Durchfallquote an diesem Prüfungstag von 0%

Aber das Ding war ja mehr eine Gruppenarbeit als eine Prüfung, wir saßen so eng zusammen da hatte man immer den Bogen seiner Nachbarn und des Gegenübers im Auge ...

Aber ich war gut vorbereitet, ich habe jeden Tag die Fragen durchgepaukt und wusste die dann auch alle schon auswendig ... Meine Tischnachbarn habens mir gedankt ^^

lG
Lindwyrm


----------



## Rockdog (20. Januar 2010)

*AW: Tu nun auch mal kund ... ich hab bestanden ...*

Na dann herzlichen ^^ Petri dir fürs jahr 2010


----------



## milos2009 (20. Januar 2010)

*AW: Tu nun auch mal kund ... ich hab bestanden ...*

Herzlichen Glückwunsch und wir hoffen das du bei den Fängen des Jahres 2010 am Ende drin bist


----------



## Eiwaz (20. Januar 2010)

*AW: Tu nun auch mal kund ... ich hab bestanden ...*

Hallo, 

ich häng mich mal mit dran und wünsche auch ein herzliches Petri #6 zur bestandenen Prüfung.

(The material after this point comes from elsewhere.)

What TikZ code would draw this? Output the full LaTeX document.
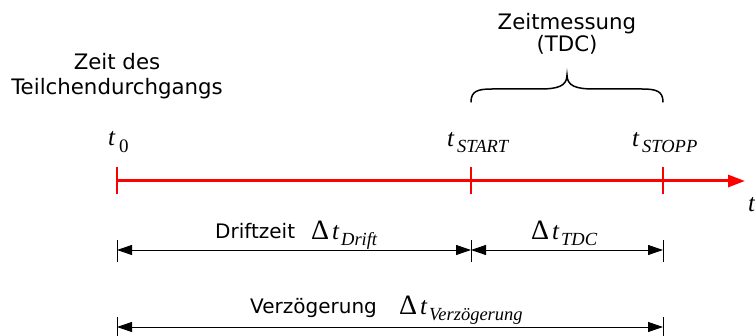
\documentclass[tikz,border=0pt]{standalone}
\usepackage{fontspec}
\setmainfont{DejaVu Sans}
\newfontfamily\tms{Liberation Serif}
\usetikzlibrary{arrows.meta}
\newcommand{\bigt}{{\fontsize{25}{25}\selectfont\tms\itshape t}}
\newcommand{\dlt}{{\fontsize{28}{28}\selectfont\tms Δ}}
\newcommand{\sbs}[1]{\raisebox{-6pt}{\fontsize{18.5}{18.5}\selectfont\tms\itshape #1}}
\newcommand{\sbu}[1]{\raisebox{-7pt}{\fontsize{19}{19}\selectfont\tms #1}}
\tikzset{
  lbl/.style={inner sep=0pt, anchor=base west},
  sans/.style={inner sep=0pt, anchor=base, font=\fontsize{21.3}{24}\selectfont},
  axisline/.style={red, line width=3pt, -{Triangle[length=17pt,width=12pt]}},
  redtick/.style={red, line width=2pt},
  dimline/.style={black, line width=0.9pt, {Triangle[length=15pt,width=10pt]}-{Triangle[length=15pt,width=10pt]}},
  dimtick/.style={black, line width=0.9pt},
  bracepath/.style={black, line width=1.5pt, line cap=round}
}
\begin{document}
\begin{tikzpicture}[x=1pt,y=-1pt]
\useasboundingbox (0,0) rectangle (755,336);
% axis coordinates
\coordinate (t0) at (117,181);
\coordinate (ts) at (471,181);
\coordinate (tp) at (663,181);
\coordinate (tend) at (745,181);
\draw[axisline] (t0) -- (tend);
\foreach \c in {t0,ts,tp}{
  \draw[redtick] ([yshift=14pt]\c) -- ([yshift=-13pt]\c);
}
% labels on axis
\node[lbl] (lt0) at (108,146) {\bigt\hspace{4pt}\sbu{0}};
\node[lbl] (lts) at (447,147) {\bigt\hspace{3pt}\sbs{START}};
\node[lbl] (ltp) at (632,147) {\bigt\hspace{3pt}\sbs{STOPP}};
\node[lbl] (lt) at (748,212) {\bigt};
% top texts
\node[sans] (z1) at (117,70) {Zeit des};
\node[sans] (z2) at (117,95) {Teilchendurchgangs};
\node[sans] (m1) at (567,30) {Zeitmessung};
\node[sans] (m2) at (567,52) {(TDC)};
% brace
\coordinate (b1) at (471,102);
\coordinate (b2) at (663,102);
\coordinate (btip) at (567,75);
\draw[bracepath] (b1) .. controls (471,91) and (478,89) .. (492,89) -- (540,89)
  .. controls (558,89) and (567,86) .. (btip)
  .. controls (567,86) and (576,89) .. (594,89) -- (642,89)
  .. controls (656,89) and (663,91) .. (b2);
% dimension row 1
\coordinate (d1a) at (117,250);
\coordinate (d1b) at (471,250);
\coordinate (d1c) at (663,250);
\foreach \c in {d1a,d1b,d1c}{
  \draw[dimtick] ([yshift=10pt]\c) -- ([yshift=-12pt]\c);
}
\draw[dimline] (d1a) -- (d1b);
\draw[dimline] (d1b) -- (d1c);
\node[lbl, font=\fontsize{20}{24}\selectfont] (dz) at (215,239) {Driftzeit};
\node[lbl] (ddr) at (311,240) {\dlt\hspace{3pt}\bigt\hspace{2pt}\sbs{Drift}};
\node[lbl] (dtdc) at (531,240) {\dlt\hspace{3pt}\bigt\hspace{2pt}\sbs{TDC}};
% dimension row 2
\coordinate (d2a) at (117,327);
\coordinate (d2c) at (663,327);
\foreach \c in {d2a,d2c}{
  \draw[dimtick] ([yshift=10pt]\c) -- ([yshift=-12pt]\c);
}
\draw[dimline] (d2a) -- (d2c);
\node[lbl, font=\fontsize{20}{24}\selectfont] (vz) at (250,314) {Verzögerung};
\node[lbl] (dvz) at (399,315) {\dlt\hspace{3pt}\bigt\hspace{2pt}\sbs{Verzögerung}};
\end{tikzpicture}
\end{document}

Ich hab meine Prüfung im März |kopfkrat und vorher noch den Kurs. Bin schon gespannt und hoffe es klappt alles |supergri


----------



## boot (20. Januar 2010)

*AW: Tu nun auch mal kund ... ich hab bestanden ...*

Herzlichen Glückwunsch, und allzeit Petri Heil für dich,gut gemacht. lg ole


----------



## catfish 69 (20. Januar 2010)

*AW: Tu nun auch mal kund ... ich hab bestanden ...*

ja von auch alles gute zur bestandenen prüfung!!und viel spass bei deinem neuen hobby!!!!


----------



## Silberkiesel (20. Januar 2010)

*AW: Tu nun auch mal kund ... ich hab bestanden ...*

Herzlichen Glückwunsch zur bestandenen Prüfung und allzeit dicke Fische! #6

Viel Spaß bei Deinem neuen Hobby und und Petri |wavey:

LG 
Silberkiesel


----------